--- begin Source data ---

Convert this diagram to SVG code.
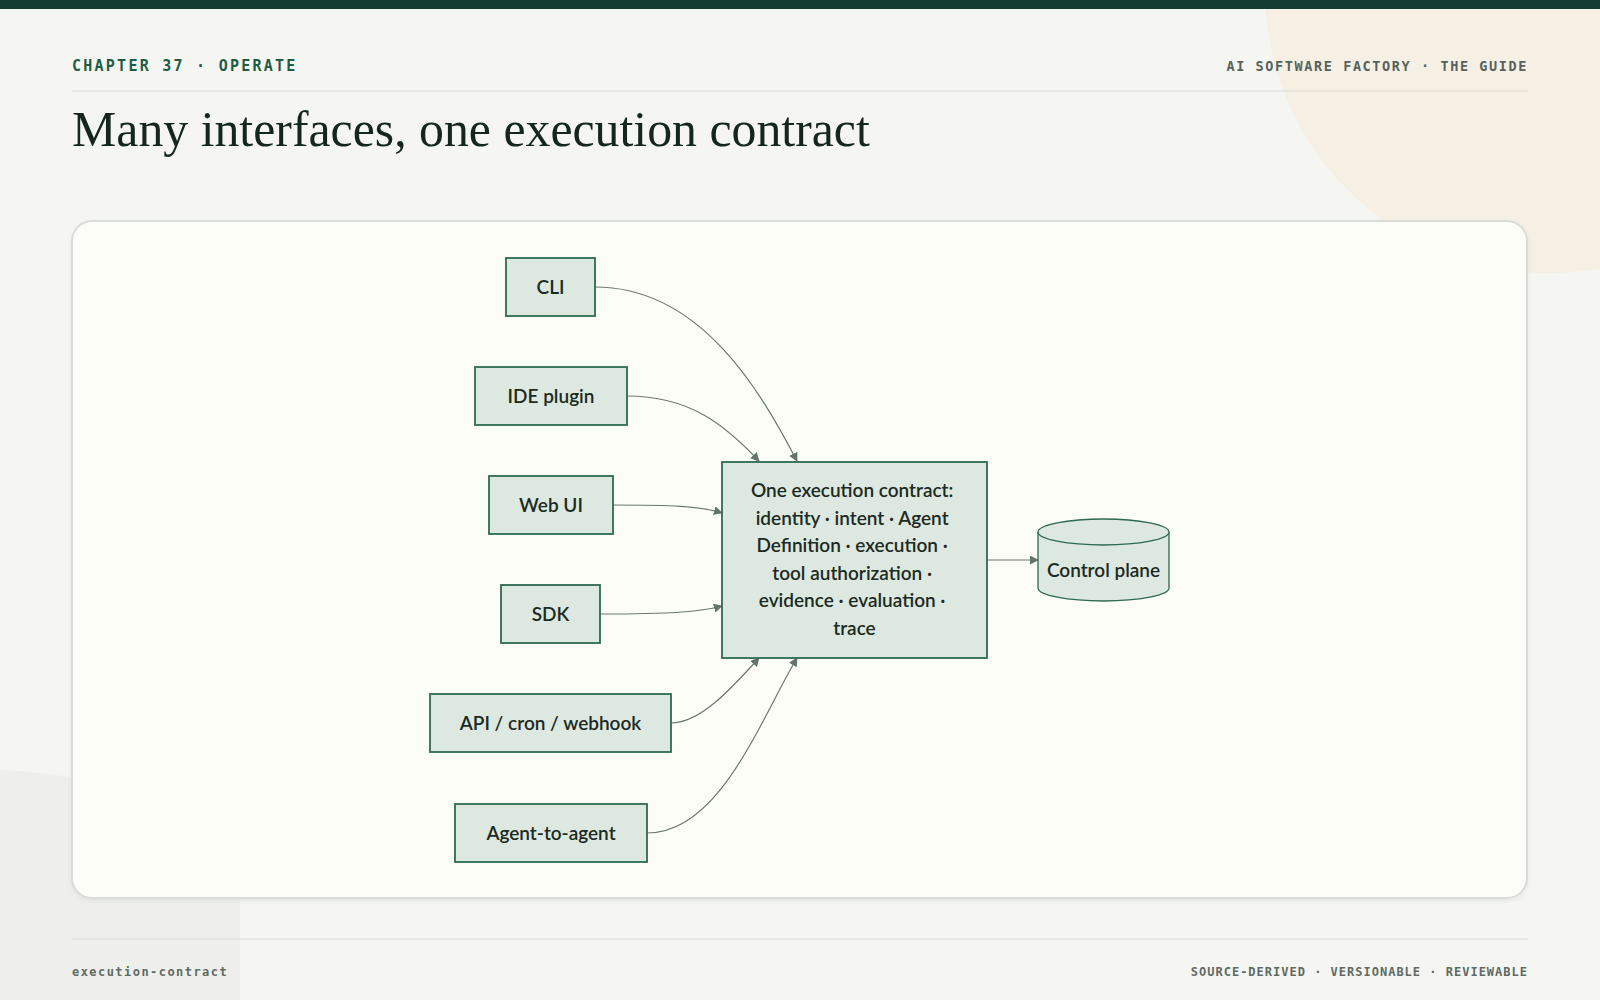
<svg xmlns="http://www.w3.org/2000/svg" width="1600" height="1000" viewBox="0 0 1600 1000">
  <defs>
    <style>
      .mono { font-family: "DejaVu Sans Mono", "Liberation Mono", monospace; }
      .node rect { fill: #dde8e0; stroke: #2d6a50; stroke-width: 1.8; }
      .node ellipse { fill: #dde8e0; stroke: #2d6a50; stroke-width: 1.3; }
      .node path.cyl { fill: #dde8e0; stroke: #2d6a50; stroke-width: 1.3; }
      .label { font-family: "Lato", "Noto Sans", sans-serif; font-size: 19px; font-weight: 600; fill: #1b2a22; text-anchor: middle; }
      .edge { fill: none; stroke: #6b7770; stroke-width: 1.2; }
    </style>
    <marker id="arrow" viewBox="0 0 10 10" refX="9" refY="5" markerWidth="9" markerHeight="9" markerUnits="userSpaceOnUse" orient="auto">
      <path d="M0,0 L10,5 L0,10 z" fill="#66736c"/>
    </marker>
    <filter id="shadow" x="-5%" y="-5%" width="110%" height="115%">
      <feDropShadow dx="0" dy="2" stdDeviation="2" flood-color="#000000" flood-opacity="0.06"/>
    </filter>
  </defs>

  <!-- background -->
  <rect x="0" y="0" width="1600" height="1000" fill="#f5f5f1"/>
  <circle cx="1548" cy="-10" r="283" fill="#f5efe4"/>
  <path d="M0,770 C30,771 60,775 100,782 L240,830 L240,1000 L0,1000 Z" fill="#eeefea"/>
  <rect x="0" y="0" width="1600" height="9" fill="#133d31"/>

  <!-- header -->
  <text x="72" y="71" class="mono" font-size="15" font-weight="700" letter-spacing="2.25" fill="#1f5c45">CHAPTER 37 · OPERATE</text>
  <text x="1528" y="71" class="mono" font-size="13.5" font-weight="700" letter-spacing="1.6" fill="#56625b" text-anchor="end">AI SOFTWARE FACTORY · THE GUIDE</text>
  <line x1="72" y1="91" x2="1528" y2="91" stroke="#dcdcd6" stroke-width="1.2"/>
  <text x="72" y="146" font-family="Liberation Serif, 'DejaVu Serif', serif" font-size="49.8" fill="#15261e">Many interfaces, one execution contract</text>

  <!-- card -->
  <rect x="72" y="221" width="1455" height="677" rx="20" ry="20" fill="#fdfdf8" stroke="#d8dcd6" stroke-width="2" filter="url(#shadow)"/>

  <!-- connectors -->
  <g id="connectors">
    <path class="edge" d="M595,287 C700,287 760,390 797,461" marker-end="url(#arrow)"/>
    <path class="edge" d="M627,396 C690,396 725,425 759,461" marker-end="url(#arrow)"/>
    <path class="edge" d="M613,505 C670,505 700,506 722,513" marker-end="url(#arrow)"/>
    <path class="edge" d="M600,614 C670,614 700,612 722,606" marker-end="url(#arrow)"/>
    <path class="edge" d="M671,723 C700,723 730,690 759,658" marker-end="url(#arrow)"/>
    <path class="edge" d="M647,833 C720,833 760,720 797,658" marker-end="url(#arrow)"/>
    <path class="edge" d="M987,560 L1038,560" marker-end="url(#arrow)"/>
  </g>

  <!-- nodes -->
  <g id="node-cli" class="node">
    <rect x="506" y="258" width="89" height="58"/>
    <text class="label" x="550.5" y="293.5">CLI</text>
  </g>
  <g id="node-ide" class="node">
    <rect x="475" y="367" width="152" height="58"/>
    <text class="label" x="551" y="402.5">IDE plugin</text>
  </g>
  <g id="node-web" class="node">
    <rect x="489" y="476" width="124" height="58"/>
    <text class="label" x="551" y="511.5">Web UI</text>
  </g>
  <g id="node-sdk" class="node">
    <rect x="501" y="585" width="99" height="58"/>
    <text class="label" x="550.5" y="620.5">SDK</text>
  </g>
  <g id="node-api" class="node">
    <rect x="430" y="694" width="241" height="58"/>
    <text class="label" x="550.5" y="729.5">API / cron / webhook</text>
  </g>
  <g id="node-a2a" class="node">
    <rect x="455" y="804" width="192" height="58"/>
    <text class="label" x="551" y="839.5">Agent-to-agent</text>
  </g>
  <g id="node-contract" class="node">
    <rect x="722" y="462" width="265" height="196"/>
    <text class="label" x="854.5" y="497">
      <tspan x="854.5" dy="0">One execution contract:</tspan>
      <tspan x="854.5" dy="27.5">identity · intent · Agent</tspan>
      <tspan x="854.5" dy="27.5">Definition · execution ·</tspan>
      <tspan x="854.5" dy="27.5">tool authorization ·</tspan>
      <tspan x="854.5" dy="27.5">evidence · evaluation ·</tspan>
      <tspan x="854.5" dy="27.5">trace</tspan>
    </text>
  </g>
  <g id="node-control" class="node">
    <path class="cyl" d="M1038,532 L1038,588 A65.5,13 0 0 0 1169,588 L1169,532"/>
    <ellipse cx="1103.5" cy="532" rx="65.5" ry="13"/>
    <text class="label" x="1103.5" y="576.5">Control plane</text>
  </g>

  <!-- footer -->
  <line x1="72" y1="939" x2="1528" y2="939" stroke="#dcdcd6" stroke-width="1.2"/>
  <text x="72" y="976" class="mono" font-size="12" font-weight="700" letter-spacing="1.45" fill="#5f6a64">execution-contract</text>
  <text x="1528" y="976" class="mono" font-size="12" font-weight="700" letter-spacing="1.0" fill="#5f6a64" text-anchor="end">SOURCE-DERIVED · VERSIONABLE · REVIEWABLE</text>
</svg>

--- end Source data ---

Copy each line exactly, and leave the pictures out of your copy.

#### [Finished task]
Convert this diagram to SVG code.
<svg xmlns="http://www.w3.org/2000/svg" width="1600" height="1000" viewBox="0 0 1600 1000">
  <defs>
    <style>
      .mono { font-family: "DejaVu Sans Mono", "Liberation Mono", monospace; }
      .node rect { fill: #dde8e0; stroke: #2d6a50; stroke-width: 1.8; }
      .node ellipse { fill: #dde8e0; stroke: #2d6a50; stroke-width: 1.3; }
      .node path.cyl { fill: #dde8e0; stroke: #2d6a50; stroke-width: 1.3; }
      .label { font-family: "Lato", "Noto Sans", sans-serif; font-size: 19px; font-weight: 600; fill: #1b2a22; text-anchor: middle; }
      .edge { fill: none; stroke: #6b7770; stroke-width: 1.2; }
    </style>
    <marker id="arrow" viewBox="0 0 10 10" refX="9" refY="5" markerWidth="9" markerHeight="9" markerUnits="userSpaceOnUse" orient="auto">
      <path d="M0,0 L10,5 L0,10 z" fill="#66736c"/>
    </marker>
    <filter id="shadow" x="-5%" y="-5%" width="110%" height="115%">
      <feDropShadow dx="0" dy="2" stdDeviation="2" flood-color="#000000" flood-opacity="0.06"/>
    </filter>
  </defs>

  <!-- background -->
  <rect x="0" y="0" width="1600" height="1000" fill="#f5f5f1"/>
  <circle cx="1548" cy="-10" r="283" fill="#f5efe4"/>
  <path d="M0,770 C30,771 60,775 100,782 L240,830 L240,1000 L0,1000 Z" fill="#eeefea"/>
  <rect x="0" y="0" width="1600" height="9" fill="#133d31"/>

  <!-- header -->
  <text x="72" y="71" class="mono" font-size="15" font-weight="700" letter-spacing="2.25" fill="#1f5c45">CHAPTER 37 · OPERATE</text>
  <text x="1528" y="71" class="mono" font-size="13.5" font-weight="700" letter-spacing="1.6" fill="#56625b" text-anchor="end">AI SOFTWARE FACTORY · THE GUIDE</text>
  <line x1="72" y1="91" x2="1528" y2="91" stroke="#dcdcd6" stroke-width="1.2"/>
  <text x="72" y="146" font-family="Liberation Serif, 'DejaVu Serif', serif" font-size="49.8" fill="#15261e">Many interfaces, one execution contract</text>

  <!-- card -->
  <rect x="72" y="221" width="1455" height="677" rx="20" ry="20" fill="#fdfdf8" stroke="#d8dcd6" stroke-width="2" filter="url(#shadow)"/>

  <!-- connectors -->
  <g id="connectors">
    <path class="edge" d="M595,287 C700,287 760,390 797,461" marker-end="url(#arrow)"/>
    <path class="edge" d="M627,396 C690,396 725,425 759,461" marker-end="url(#arrow)"/>
    <path class="edge" d="M613,505 C670,505 700,506 722,513" marker-end="url(#arrow)"/>
    <path class="edge" d="M600,614 C670,614 700,612 722,606" marker-end="url(#arrow)"/>
    <path class="edge" d="M671,723 C700,723 730,690 759,658" marker-end="url(#arrow)"/>
    <path class="edge" d="M647,833 C720,833 760,720 797,658" marker-end="url(#arrow)"/>
    <path class="edge" d="M987,560 L1038,560" marker-end="url(#arrow)"/>
  </g>

  <!-- nodes -->
  <g id="node-cli" class="node">
    <rect x="506" y="258" width="89" height="58"/>
    <text class="label" x="550.5" y="293.5">CLI</text>
  </g>
  <g id="node-ide" class="node">
    <rect x="475" y="367" width="152" height="58"/>
    <text class="label" x="551" y="402.5">IDE plugin</text>
  </g>
  <g id="node-web" class="node">
    <rect x="489" y="476" width="124" height="58"/>
    <text class="label" x="551" y="511.5">Web UI</text>
  </g>
  <g id="node-sdk" class="node">
    <rect x="501" y="585" width="99" height="58"/>
    <text class="label" x="550.5" y="620.5">SDK</text>
  </g>
  <g id="node-api" class="node">
    <rect x="430" y="694" width="241" height="58"/>
    <text class="label" x="550.5" y="729.5">API / cron / webhook</text>
  </g>
  <g id="node-a2a" class="node">
    <rect x="455" y="804" width="192" height="58"/>
    <text class="label" x="551" y="839.5">Agent-to-agent</text>
  </g>
  <g id="node-contract" class="node">
    <rect x="722" y="462" width="265" height="196"/>
    <text class="label" x="854.5" y="497">
      <tspan x="854.5" dy="0">One execution contract:</tspan>
      <tspan x="854.5" dy="27.5">identity · intent · Agent</tspan>
      <tspan x="854.5" dy="27.5">Definition · execution ·</tspan>
      <tspan x="854.5" dy="27.5">tool authorization ·</tspan>
      <tspan x="854.5" dy="27.5">evidence · evaluation ·</tspan>
      <tspan x="854.5" dy="27.5">trace</tspan>
    </text>
  </g>
  <g id="node-control" class="node">
    <path class="cyl" d="M1038,532 L1038,588 A65.5,13 0 0 0 1169,588 L1169,532"/>
    <ellipse cx="1103.5" cy="532" rx="65.5" ry="13"/>
    <text class="label" x="1103.5" y="576.5">Control plane</text>
  </g>

  <!-- footer -->
  <line x1="72" y1="939" x2="1528" y2="939" stroke="#dcdcd6" stroke-width="1.2"/>
  <text x="72" y="976" class="mono" font-size="12" font-weight="700" letter-spacing="1.45" fill="#5f6a64">execution-contract</text>
  <text x="1528" y="976" class="mono" font-size="12" font-weight="700" letter-spacing="1.0" fill="#5f6a64" text-anchor="end">SOURCE-DERIVED · VERSIONABLE · REVIEWABLE</text>
</svg>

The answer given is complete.